- **Directions for this task**
Can you print the data exactly and leave out each image?

- **Available data**

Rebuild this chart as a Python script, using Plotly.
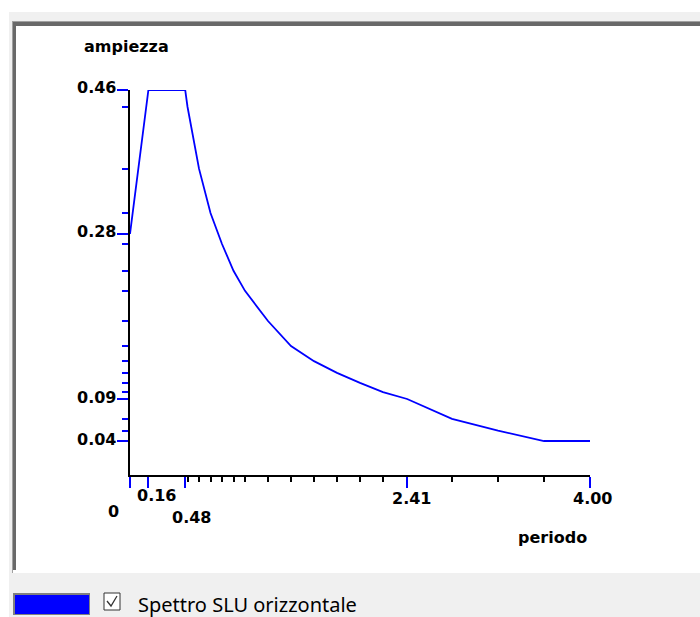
import plotly.graph_objects as go

# ---- data ----
periodo = [0.0, 0.16, 0.48, 0.5, 0.6, 0.7, 0.8, 0.9, 1.0, 1.2, 1.4, 1.6, 1.8,
           2.0, 2.2, 2.41, 2.8, 3.2, 3.6, 4.0]
ampiezza = [0.288, 0.46, 0.46, 0.440, 0.366, 0.313, 0.276, 0.244, 0.220, 0.184,
            0.154, 0.136, 0.122, 0.110, 0.099, 0.0908, 0.067, 0.053, 0.0406, 0.0406]

x_major_vals = [0.0, 0.16, 0.48, 2.41, 4.0]
x_major_text = ["0", "0.16", "0.48", "2.41", "4.00"]
x_minor_vals = [0.5, 0.6, 0.7, 0.8, 0.9, 1.0, 1.2, 1.4, 1.6, 1.8, 2.0, 2.2, 2.8, 3.2, 3.6]

y_major_vals = [0.46, 0.288, 0.0908, 0.0406]
y_major_text = ["0.46", "0.28", "0.09", "0.04"]
y_minor_vals = [0.440, 0.366, 0.313, 0.276, 0.244, 0.220, 0.184, 0.154, 0.136,
                0.122, 0.110, 0.099, 0.067, 0.053]

series_name = "Spettro SLU orizzontale"
x_title = "periodo"
y_title = "ampiezza"

W, H = 700, 617
def px(x):
    return x / W
def py(y):
    return 1 - y / H

BLUE = "#0000ff"
LBL_FONT = dict(family="DejaVu Sans", size=16, color="#000000")

fig = go.Figure()
fig.add_trace(go.Scatter(x=periodo, y=ampiezza, mode="lines",
                         line=dict(color=BLUE, width=1.8), name=series_name,
                         showlegend=False, hoverinfo="x+y"))

shapes = []
# window background
shapes.append(dict(type="rect", xref="paper", yref="paper", x0=px(9), x1=px(700),
                   y0=py(617), y1=py(12), fillcolor="#f0f0f0", line=dict(width=0), layer="below"))
# sunken border
shapes.append(dict(type="rect", xref="paper", yref="paper", x0=px(12), x1=px(701),
                   y0=py(573), y1=py(21), fillcolor="#a0a0a0", line=dict(width=0), layer="below"))
shapes.append(dict(type="rect", xref="paper", yref="paper", x0=px(13), x1=px(701),
                   y0=py(572), y1=py(22), fillcolor="#696969", line=dict(width=0), layer="below"))
shapes.append(dict(type="rect", xref="paper", yref="paper", x0=px(13), x1=px(701),
                   y0=py(573), y1=py(570), fillcolor="#ffffff", line=dict(width=0), layer="below"))
shapes.append(dict(type="rect", xref="paper", yref="paper", x0=px(16), x1=px(701),
                   y0=py(570), y1=py(26), fillcolor="#ffffff", line=dict(width=0), layer="below"))
# legend swatch
shapes.append(dict(type="rect", xref="paper", yref="paper", x0=px(13), x1=px(90),
                   y0=py(615), y1=py(593), fillcolor="#808080", line=dict(width=0)))
shapes.append(dict(type="rect", xref="paper", yref="paper", x0=px(15), x1=px(89),
                   y0=py(614), y1=py(595), fillcolor=BLUE, line=dict(width=0)))
# checkbox
shapes.append(dict(type="rect", xref="paper", yref="paper", x0=px(104), x1=px(120),
                   y0=py(610), y1=py(593), fillcolor="#ffffff", line=dict(color="#333333", width=1)))
shapes.append(dict(type="path", xref="paper", yref="paper",
                   path=f"M {px(107)},{py(601)} L {px(111)},{py(606)} L {px(117)},{py(596)}",
                   line=dict(color="#333333", width=1.3)))

annotations = []
for v, t in zip(y_major_vals, y_major_text):
    annotations.append(dict(x=0, y=v, xref="x", yref="y", text=f"<b>{t}</b>",
                            showarrow=False, xanchor="right", yanchor="middle",
                            xshift=-12, yshift=2, font=LBL_FONT))
x_lbl_shift = {"0": (-17, -36), "0.16": (8, -20), "0.48": (6, -42),
               "2.41": (4, -23), "4.00": (2, -23)}
for v, t in zip(x_major_vals, x_major_text):
    dx, dy = x_lbl_shift[t]
    annotations.append(dict(x=v, y=0, xref="x", yref="y", text=f"<b>{t}</b>",
                            showarrow=False, xanchor="center", yanchor="middle",
                            xshift=dx, yshift=dy, font=LBL_FONT))
annotations.append(dict(x=4.0, y=0, xref="x", yref="y", text=f"<b>{x_title}</b>",
                        showarrow=False, xanchor="center", yanchor="middle",
                        xshift=-38, yshift=-62, font=LBL_FONT))
annotations.append(dict(x=0, y=0.46, xref="x", yref="y", text=f"<b>{y_title}</b>",
                        showarrow=False, xanchor="left", yanchor="middle",
                        xshift=-48, yshift=43, font=LBL_FONT))
annotations.append(dict(x=px(136), y=py(604), xref="paper", yref="paper", text=series_name,
                        showarrow=False, xanchor="left", yanchor="middle",
                        font=dict(family="Noto Sans", size=20, color="#000000")))

fig.update_layout(
    width=W, height=H, margin=dict(l=0, r=0, t=0, b=0),
    paper_bgcolor="#ffffff", plot_bgcolor="rgba(0,0,0,0)",
    showlegend=False, shapes=shapes, annotations=annotations,
    xaxis=dict(domain=[px(130), px(590)], range=[0, 4], showgrid=False, zeroline=False,
               showline=True, linecolor="#000000", linewidth=2,
               tickmode="array", tickvals=x_major_vals, ticktext=x_major_text,
               showticklabels=False, ticks="outside", ticklen=11, tickwidth=2, tickcolor=BLUE,
               minor=dict(tickmode="array", tickvals=x_minor_vals, ticks="outside",
                          ticklen=5, tickwidth=2, tickcolor="#000000", showgrid=False),
               fixedrange=True),
    yaxis=dict(domain=[py(475), py(90)], range=[0, 0.46], showgrid=False, zeroline=False,
               showline=True, linecolor="#000000", linewidth=2,
               tickmode="array", tickvals=y_major_vals, ticktext=y_major_text,
               showticklabels=False, ticks="outside", ticklen=11, tickwidth=2, tickcolor=BLUE,
               minor=dict(tickmode="array", tickvals=y_minor_vals, ticks="outside",
                          ticklen=6, tickwidth=2, tickcolor=BLUE, showgrid=False),
               fixedrange=True),
)

fig.write_html("out.html", config={"displayModeBar": False},
               post_script="document.body.style.margin='0';document.body.style.overflow='hidden';")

- **Response to the exercise**
Rebuild this chart as a Python script, using Plotly.
import plotly.graph_objects as go

# ---- data ----
periodo = [0.0, 0.16, 0.48, 0.5, 0.6, 0.7, 0.8, 0.9, 1.0, 1.2, 1.4, 1.6, 1.8,
           2.0, 2.2, 2.41, 2.8, 3.2, 3.6, 4.0]
ampiezza = [0.288, 0.46, 0.46, 0.440, 0.366, 0.313, 0.276, 0.244, 0.220, 0.184,
            0.154, 0.136, 0.122, 0.110, 0.099, 0.0908, 0.067, 0.053, 0.0406, 0.0406]

x_major_vals = [0.0, 0.16, 0.48, 2.41, 4.0]
x_major_text = ["0", "0.16", "0.48", "2.41", "4.00"]
x_minor_vals = [0.5, 0.6, 0.7, 0.8, 0.9, 1.0, 1.2, 1.4, 1.6, 1.8, 2.0, 2.2, 2.8, 3.2, 3.6]

y_major_vals = [0.46, 0.288, 0.0908, 0.0406]
y_major_text = ["0.46", "0.28", "0.09", "0.04"]
y_minor_vals = [0.440, 0.366, 0.313, 0.276, 0.244, 0.220, 0.184, 0.154, 0.136,
                0.122, 0.110, 0.099, 0.067, 0.053]

series_name = "Spettro SLU orizzontale"
x_title = "periodo"
y_title = "ampiezza"

W, H = 700, 617
def px(x):
    return x / W
def py(y):
    return 1 - y / H

BLUE = "#0000ff"
LBL_FONT = dict(family="DejaVu Sans", size=16, color="#000000")

fig = go.Figure()
fig.add_trace(go.Scatter(x=periodo, y=ampiezza, mode="lines",
                         line=dict(color=BLUE, width=1.8), name=series_name,
                         showlegend=False, hoverinfo="x+y"))

shapes = []
# window background
shapes.append(dict(type="rect", xref="paper", yref="paper", x0=px(9), x1=px(700),
                   y0=py(617), y1=py(12), fillcolor="#f0f0f0", line=dict(width=0), layer="below"))
# sunken border
shapes.append(dict(type="rect", xref="paper", yref="paper", x0=px(12), x1=px(701),
                   y0=py(573), y1=py(21), fillcolor="#a0a0a0", line=dict(width=0), layer="below"))
shapes.append(dict(type="rect", xref="paper", yref="paper", x0=px(13), x1=px(701),
                   y0=py(572), y1=py(22), fillcolor="#696969", line=dict(width=0), layer="below"))
shapes.append(dict(type="rect", xref="paper", yref="paper", x0=px(13), x1=px(701),
                   y0=py(573), y1=py(570), fillcolor="#ffffff", line=dict(width=0), layer="below"))
shapes.append(dict(type="rect", xref="paper", yref="paper", x0=px(16), x1=px(701),
                   y0=py(570), y1=py(26), fillcolor="#ffffff", line=dict(width=0), layer="below"))
# legend swatch
shapes.append(dict(type="rect", xref="paper", yref="paper", x0=px(13), x1=px(90),
                   y0=py(615), y1=py(593), fillcolor="#808080", line=dict(width=0)))
shapes.append(dict(type="rect", xref="paper", yref="paper", x0=px(15), x1=px(89),
                   y0=py(614), y1=py(595), fillcolor=BLUE, line=dict(width=0)))
# checkbox
shapes.append(dict(type="rect", xref="paper", yref="paper", x0=px(104), x1=px(120),
                   y0=py(610), y1=py(593), fillcolor="#ffffff", line=dict(color="#333333", width=1)))
shapes.append(dict(type="path", xref="paper", yref="paper",
                   path=f"M {px(107)},{py(601)} L {px(111)},{py(606)} L {px(117)},{py(596)}",
                   line=dict(color="#333333", width=1.3)))

annotations = []
for v, t in zip(y_major_vals, y_major_text):
    annotations.append(dict(x=0, y=v, xref="x", yref="y", text=f"<b>{t}</b>",
                            showarrow=False, xanchor="right", yanchor="middle",
                            xshift=-12, yshift=2, font=LBL_FONT))
x_lbl_shift = {"0": (-17, -36), "0.16": (8, -20), "0.48": (6, -42),
               "2.41": (4, -23), "4.00": (2, -23)}
for v, t in zip(x_major_vals, x_major_text):
    dx, dy = x_lbl_shift[t]
    annotations.append(dict(x=v, y=0, xref="x", yref="y", text=f"<b>{t}</b>",
                            showarrow=False, xanchor="center", yanchor="middle",
                            xshift=dx, yshift=dy, font=LBL_FONT))
annotations.append(dict(x=4.0, y=0, xref="x", yref="y", text=f"<b>{x_title}</b>",
                        showarrow=False, xanchor="center", yanchor="middle",
                        xshift=-38, yshift=-62, font=LBL_FONT))
annotations.append(dict(x=0, y=0.46, xref="x", yref="y", text=f"<b>{y_title}</b>",
                        showarrow=False, xanchor="left", yanchor="middle",
                        xshift=-48, yshift=43, font=LBL_FONT))
annotations.append(dict(x=px(136), y=py(604), xref="paper", yref="paper", text=series_name,
                        showarrow=False, xanchor="left", yanchor="middle",
                        font=dict(family="Noto Sans", size=20, color="#000000")))

fig.update_layout(
    width=W, height=H, margin=dict(l=0, r=0, t=0, b=0),
    paper_bgcolor="#ffffff", plot_bgcolor="rgba(0,0,0,0)",
    showlegend=False, shapes=shapes, annotations=annotations,
    xaxis=dict(domain=[px(130), px(590)], range=[0, 4], showgrid=False, zeroline=False,
               showline=True, linecolor="#000000", linewidth=2,
               tickmode="array", tickvals=x_major_vals, ticktext=x_major_text,
               showticklabels=False, ticks="outside", ticklen=11, tickwidth=2, tickcolor=BLUE,
               minor=dict(tickmode="array", tickvals=x_minor_vals, ticks="outside",
                          ticklen=5, tickwidth=2, tickcolor="#000000", showgrid=False),
               fixedrange=True),
    yaxis=dict(domain=[py(475), py(90)], range=[0, 0.46], showgrid=False, zeroline=False,
               showline=True, linecolor="#000000", linewidth=2,
               tickmode="array", tickvals=y_major_vals, ticktext=y_major_text,
               showticklabels=False, ticks="outside", ticklen=11, tickwidth=2, tickcolor=BLUE,
               minor=dict(tickmode="array", tickvals=y_minor_vals, ticks="outside",
                          ticklen=6, tickwidth=2, tickcolor=BLUE, showgrid=False),
               fixedrange=True),
)

fig.write_html("out.html", config={"displayModeBar": False},
               post_script="document.body.style.margin='0';document.body.style.overflow='hidden';")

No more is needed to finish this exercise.